É uma espécie de puzzle literário, que arrancou com “O Pianista de Hotel”, prosseguiu em “Jogos de Raiva” e terá ficado completo, arriscamos, neste “Cuidado com o Cão” (D. Quixote, 2022). Um romance de Rodrigo Guedes de Carvalho que, tal como em “O Sétimo Selo” Bergmaniano, tem a morte a morder-lhe os calcanhares, ainda que não haja aqui um tabuleiro de xadrez preparado. Apenas o latir de vários cães, banda sonora que acompanha cada uma das personagens de um livro entre a culpa e a expiação redentora.
Em paralelo e até à inevitável colisão, são duas as histórias – e as linhas temporais – que o leitor acompanha: a do médico Pedro Gouveia – e sua família – e a das gémeas Adriana e Luciana, trapezistas de circo desde a infância.
O protagonista dá pelo nome de António Pedro, um antigo cirurgião que, na sua solitária e amarga velhice, se vê visitado durante o confinamento por uma (aparentemente) desconhecida, que o leva a percorrer toda uma existência como num sonho acordado. Entre essas memórias e património familiar estão, entre outros, a filha Mafalda Gouveia, dividida desde muito nova entre a medicina – “na sua excelente condição atlética de Curso dos Cursos” – e a música – que “desde sempre a traz rasgada e feliz no coração e cérebro e estômago, e acelera todo o sangue que circula”, ou Maria Amélia, psiquiatra, melhor amiga e confidente preferencial.
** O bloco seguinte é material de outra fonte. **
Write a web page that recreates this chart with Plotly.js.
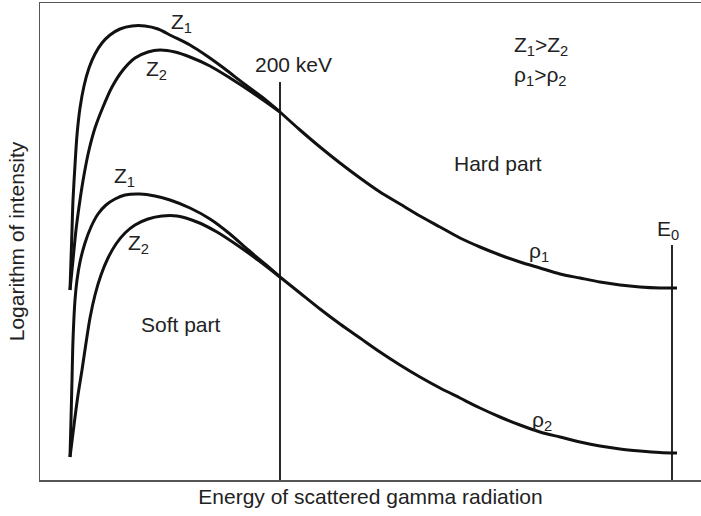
<!DOCTYPE html>
<html>
<head>
<meta charset="utf-8">
<script src="https://cdn.plot.ly/plotly-3.0.1.min.js"></script>
<style>html,body{margin:0;padding:0;background:#fff;}#chart{width:701px;height:516px;}</style>
</head>
<body>
<div id="chart"></div>
<script>
// Energy (arbitrary units) and logarithm of intensity (arbitrary units)
const hardZ1Energy = [30,31,32,33,35,37,40,44,49,55,62,70,80,92,105,118,132,150,167,185,203,222,240];
const hardZ1LogI   = [190,220,250,280,315,345,372,394,412,426,437,445,451,454,454,451,444,435,424,411,397,383,368];
const hardZ2Energy = [30,33,36,40,44,49,55,63,72,83,95,108,120,135,150,170,190,213,240];
const hardZ2LogI   = [190,220,250,280,305,330,352,373,393,410,422,428,430,428,423,414,402,387,368];
const hardTailEnergy = [240,260,280,300,320,340,360,380,400,420,440,460,480,500,520,540,560,580,600,620,637];
const hardTailLogI   = [368,350,333,317,302,288,276,264,253,242,233,225,218,212,206,202,198,195,193,192,192];

const softZ1Energy = [30,31,32,33,35,37,40,45,51,58,66,75,85,100,115,130,150,170,190,207,225,240];
const softZ1LogI   = [23,60,100,140,180,200,218,237,253,266,275,281,285,286,284,280,272,261,246,231,216,203];
const softZ2Energy = [30,34,38,42,46,50,55,61,68,76,85,95,108,122,137,157,177,197,218,240];
const softZ2LogI   = [23,55,85,110,137,162,185,205,222,236,247,255,261,264,264,258,248,235,220,203];
const softTailEnergy = [240,260,280,300,320,340,360,380,400,420,440,460,480,500,520,540,560,580,600,620,637];
const softTailLogI   = [203,187,171,156,142,128,115,103,92,82,72,63,55,48,43,38,34,31,29,27.5,27];

const marker200Energy = [240,240];
const marker200LogI   = [0,398];
const markerE0Energy  = [632,632];
const markerE0LogI    = [0,235];

const FONT = 'Liberation Sans, Arial, Helvetica, sans-serif';
const curveLine = {color:'#111', width:3, shape:'spline', smoothing:0.8};
const vLine = {color:'#111', width:1.8};

function curve(x, y, name){
  return {type:'scatter', mode:'lines', x:x, y:y, name:name, line:curveLine, hoverinfo:'skip'};
}

const traces = [
  curve(hardZ1Energy, hardZ1LogI, 'Z1 hard'),
  curve(hardZ2Energy, hardZ2LogI, 'Z2 hard'),
  curve(hardTailEnergy, hardTailLogI, 'ρ1'),
  curve(softZ1Energy, softZ1LogI, 'Z1 soft'),
  curve(softZ2Energy, softZ2LogI, 'Z2 soft'),
  curve(softTailEnergy, softTailLogI, 'ρ2'),
  {type:'scatter', mode:'lines', x:marker200Energy, y:marker200LogI, line:vLine, hoverinfo:'skip', name:'200 keV'},
  {type:'scatter', mode:'lines', x:markerE0Energy, y:markerE0LogI, line:vLine, hoverinfo:'skip', name:'E0'}
];

function ann(text, x, y){
  return {text:text, x:x, y:y, xref:'x', yref:'y', showarrow:false,
          xanchor:'center', yanchor:'middle', font:{family:FONT, size:21, color:'#222'}};
}

const layout = {
  width:701, height:516,
  margin:{l:40, r:0, t:3, b:36, pad:0},
  paper_bgcolor:'#fff', plot_bgcolor:'#fff',
  showlegend:false,
  font:{family:FONT, size:21, color:'#222'},
  xaxis:{range:[0,661], showgrid:false, zeroline:false, showticklabels:false, ticks:'',
         showline:true, mirror:true, linecolor:'#555', linewidth:1.5, fixedrange:true,
         title:{text:'Energy of scattered gamma radiation', standoff:9, font:{family:FONT, size:21, color:'#222'}}},
  yaxis:{range:[0,477], showgrid:false, zeroline:false, showticklabels:false, ticks:'',
         showline:true, linecolor:'#555', linewidth:1.5, fixedrange:true,
         title:{text:'Logarithm of intensity', standoff:8, font:{family:FONT, size:21, color:'#222'}}},
  annotations:[
    ann('Z<sub>1</sub>', 141, 457),
    ann('Z<sub>2</sub>', 116, 410),
    ann('200 keV', 253, 416),
    ann('Z<sub>1</sub>>Z<sub>2</sub>', 501, 434),
    ann('ρ<sub>1</sub>>ρ<sub>2</sub>', 500, 404),
    ann('Hard part', 458, 317),
    ann('Soft part', 141, 156),
    ann('E<sub>0</sub>', 628, 250),
    ann('ρ<sub>1</sub>', 499, 228),
    ann('ρ<sub>2</sub>', 502, 59),
    ann('Z<sub>1</sub>', 84, 303),
    ann('Z<sub>2</sub>', 98, 236)
  ]
};

Plotly.newPlot('chart', traces, layout, {staticPlot:true, displayModeBar:false});
</script>
</body>
</html>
A par desta árvore genealógica temos mágoa, mancha e mácula. Um triângulo vertiginoso e divergente que está no centro da relação das também divergentes gémeas Adriana e Luciana, que construíram, no mesmo lugar, um circo diferente para cada uma. “O circo de Adriana é o de Chaplin, do Cantiflas, dos irmãos Marx. Pobre mas honrado e feliz. Ternura e gargalhadas. (…) O circo de Luciana é o de Fellini, uma Strada de miséria e sofrimento sem fim, Giuletta Masina a levar tabefes. O circo de Luciana é desencanto e dor, é o primeiro Joker”.
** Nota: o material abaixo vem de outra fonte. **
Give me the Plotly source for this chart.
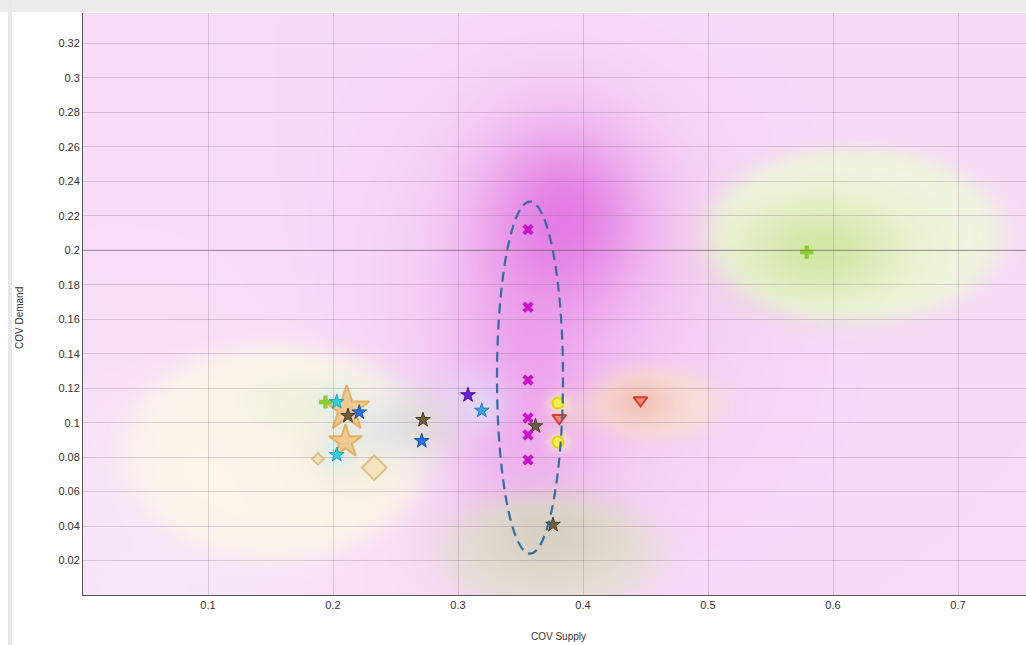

Ao longo do livro, o leitor irá reencontrar temas familiares em Rodrigo Guedes de Carvalho, como a violência doméstica ou a doença mental, mas há também a surpreendente presença dos Beatles ou as muitas histórias de outras gémeas, como as de Pip e Flip, “umas pobres microcéfalas da Georgia, com a idade mental de crianças subdesenvolvidas”; June e Jennifer, “uma sociedade secreta de um único par de membros, de porta fechada a qualquer alma externa”; ou das gémeas de Macuelane, que “apareciam em todo o lado quando era preciso, como se batessem asas com as garças por cima dos qunhentos quilómetros de um lago que parece o mar, sendo diferentes os significados consoante apareciam, a quem conseguia vê-las, as duas ou só uma”.
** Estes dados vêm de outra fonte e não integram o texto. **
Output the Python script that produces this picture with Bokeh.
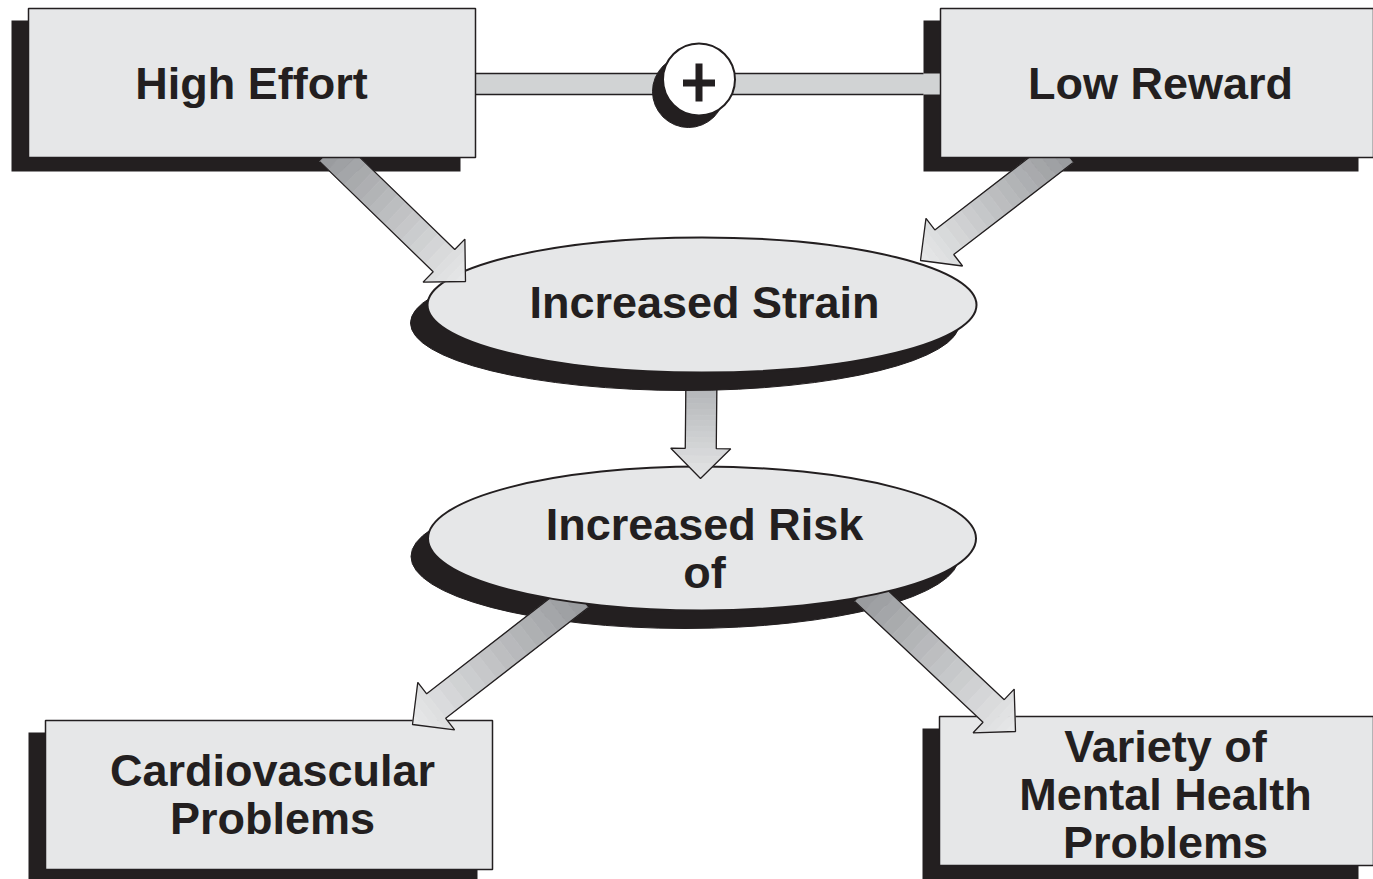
import math
from bokeh.plotting import figure
from bokeh.models import Range1d
from bokeh.embed import file_html
from bokeh.resources import INLINE
from bokeh.core.properties import value

# ---------------- data ----------------
box_names = ["High Effort", "Low Reward", "Cardiovascular", "Mental Health"]
box_left = [28, 940, 45, 939]
box_right = [475, 1373, 492, 1373]
box_top = [8, 8, 720, 716]
box_bottom = [157, 157, 869, 865]

box_lines = [["High Effort"], ["Low Reward"],
             ["Cardiovascular", "Problems"],
             ["Variety of", "Mental Health", "Problems"]]
box_text_x = [251, 1160, 272, 1165]
box_text_base = [[99], [99], [786, 834], [762, 810, 858]]

ell_x = [701.5, 701.5]
ell_y = [304.5, 538]
ell_w = [549, 548]
ell_h = [135, 144]
ell_lines = [["Increased Strain"], ["Increased Risk", "of"]]
ell_text_x = [704, 704]
ell_text_base = [[318], [540, 588]]

# arrows: start (hidden end) and tip
arrow_sx = [330, 1063, 701, 578, 865]
arrow_sy = [150, 150, 370, 595, 590]
arrow_tx = [465, 920, 700, 412, 1015]
arrow_ty = [281, 260, 478, 724, 731]

link_x0, link_x1, link_top, link_bottom = 475, 940, 73, 94
plus_x, plus_y, plus_r = 698.5, 79, 36

# ---------------- styles ----------------
DARK = "#231f20"
BOX = "#e6e7e8"
BAR = "#d1d3d4"
FONT = value("Liberation Sans")
TEXT_SHIFT = -16  # renderer places alphabetic baseline lower

p = figure(width=1373, height=879, output_backend="svg", toolbar_location=None,
           x_range=Range1d(0, 1373), y_range=Range1d(879, 0),
           min_border=0, x_axis_location=None, y_axis_location=None)
p.grid.visible = False
p.outline_line_color = None
p.background_fill_color = "white"
p.border_fill_color = "white"


def lerp(c0, c1, t):
    return "#%02x%02x%02x" % tuple(int(round(a + (b - a) * t)) for a, b in zip(c0, c1))


def draw_arrow(sx, sy, tx, ty, c0=(152, 154, 157), c1=(232, 233, 234)):
    dx, dy = tx - sx, ty - sy
    L = math.hypot(dx, dy)
    ux, uy = dx / L, dy / L
    nx, ny = -uy, ux
    w, hw, hl = 15.5, 30, 30
    Ls = L - hl

    def P(u, v):
        return sx + ux * u + nx * v, sy + uy * u + ny * v

    xs, ys, cs = [], [], []
    n = 14
    for i in range(n):
        u0, u1 = Ls * i / n, Ls * (i + 1) / n
        pts = [P(u0, -w), P(u1, -w), P(u1, w), P(u0, w)]
        xs.append([q[0] for q in pts]); ys.append([q[1] for q in pts])
        cs.append(lerp(c0, c1, (u0 + u1) / 2 / L))
    m = 4
    for j in range(m):
        u0, u1 = Ls + hl * j / m, Ls + hl * (j + 1) / m
        h0, h1 = hw * (L - u0) / hl, hw * (L - u1) / hl
        pts = [P(u0, -h0), P(u1, -h1), P(u1, h1), P(u0, h0)]
        xs.append([q[0] for q in pts]); ys.append([q[1] for q in pts])
        cs.append(lerp(c0, c1, (u0 + u1) / 2 / L))
    p.patches(xs, ys, fill_color=cs, line_color=cs, line_width=0.8)
    out = [P(0, -w), P(Ls, -w), P(Ls, -hw), P(L, 0), P(Ls, hw), P(Ls, w), P(0, w)]
    p.line([q[0] for q in out], [q[1] for q in out], line_color=DARK, line_width=1.3)


def draw_text(x, yb, line):
    p.text(x=[x], y=[yb + TEXT_SHIFT], text=[line], text_font=FONT,
           text_font_style="bold", text_font_size="45px", text_color=DARK,
           text_align="center", text_baseline="alphabetic")


def draw_box(i, shadow=True, front=True):
    if shadow:
        p.quad(left=box_left[i] - 17, right=box_right[i] - 15,
               top=box_top[i] + 12, bottom=box_bottom[i] + 14,
               fill_color=DARK, line_color=None)
    if front:
        p.quad(left=box_left[i], right=box_right[i], top=box_top[i], bottom=box_bottom[i],
               fill_color=BOX, line_color=DARK, line_width=1.5)
        for line, yb in zip(box_lines[i], box_text_base[i]):
            draw_text(box_text_x[i], yb, line)


def draw_ellipse(i, shadow=True, front=True):
    if shadow:
        p.ellipse(x=ell_x[i] - 17, y=ell_y[i] + 18, width=ell_w[i], height=ell_h[i],
                  fill_color=DARK, line_color=DARK, line_width=1)
    if front:
        p.ellipse(x=ell_x[i], y=ell_y[i], width=ell_w[i], height=ell_h[i],
                  fill_color=BOX, line_color=DARK, line_width=2)
        for line, yb in zip(ell_lines[i], ell_text_base[i]):
            draw_text(ell_text_x[i], yb, line)


# bottom boxes
draw_box(2)
draw_box(3)
# lower ellipse shadow, outgoing arrows, lower ellipse
draw_ellipse(1, front=False)
draw_arrow(arrow_sx[3], arrow_sy[3], arrow_tx[3], arrow_ty[3])
draw_arrow(arrow_sx[4], arrow_sy[4], arrow_tx[4], arrow_ty[4])
draw_ellipse(1, shadow=False)
# down arrow
draw_arrow(arrow_sx[2], arrow_sy[2], arrow_tx[2], arrow_ty[2], c0=(170, 172, 175), c1=(228, 229, 230))
# upper ellipse
draw_ellipse(0)
# top shadows, link bar, arrows, top fronts
draw_box(0, front=False)
draw_box(1, front=False)
p.quad(left=link_x0, right=link_x1, top=link_top, bottom=link_bottom, fill_color=BAR, line_color=None)
p.segment(x0=[link_x0, link_x0], y0=[link_top, link_bottom], x1=[923, 923], y1=[link_top, link_bottom],
          line_color=DARK, line_width=1.5)
draw_arrow(arrow_sx[0], arrow_sy[0], arrow_tx[0], arrow_ty[0])
draw_arrow(arrow_sx[1], arrow_sy[1], arrow_tx[1], arrow_ty[1])
draw_box(0, shadow=False)
draw_box(1, shadow=False)

# plus circle
p.ellipse(x=plus_x - 10.5, y=plus_y + 12, width=2 * plus_r, height=2 * plus_r,
          fill_color=DARK, line_color=DARK)
p.ellipse(x=plus_x, y=plus_y, width=2 * plus_r, height=2 * plus_r,
          fill_color="white", line_color=DARK, line_width=2)
p.quad(left=plus_x - 16, right=plus_x + 16, top=plus_y + 0, bottom=plus_y + 7, fill_color=DARK, line_color=None)
p.quad(left=plus_x - 3.5, right=plus_x + 3.5, top=plus_y - 16, bottom=plus_y + 22, fill_color=DARK, line_color=None)

open("out.html", "w").write(file_html(p, INLINE))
A tragédia marca presença como em qualquer outro livro do autor, mas talvez encontremos neste “Cuidado com o Cão” um maior optimismo. Por trás deste claro aviso de perigo, visto em azulejos ou placas penduradas em portões de ferro, esconde-se uma outra verdade mais desafiante: O amor mete tanto medo (que nos atira para a frente).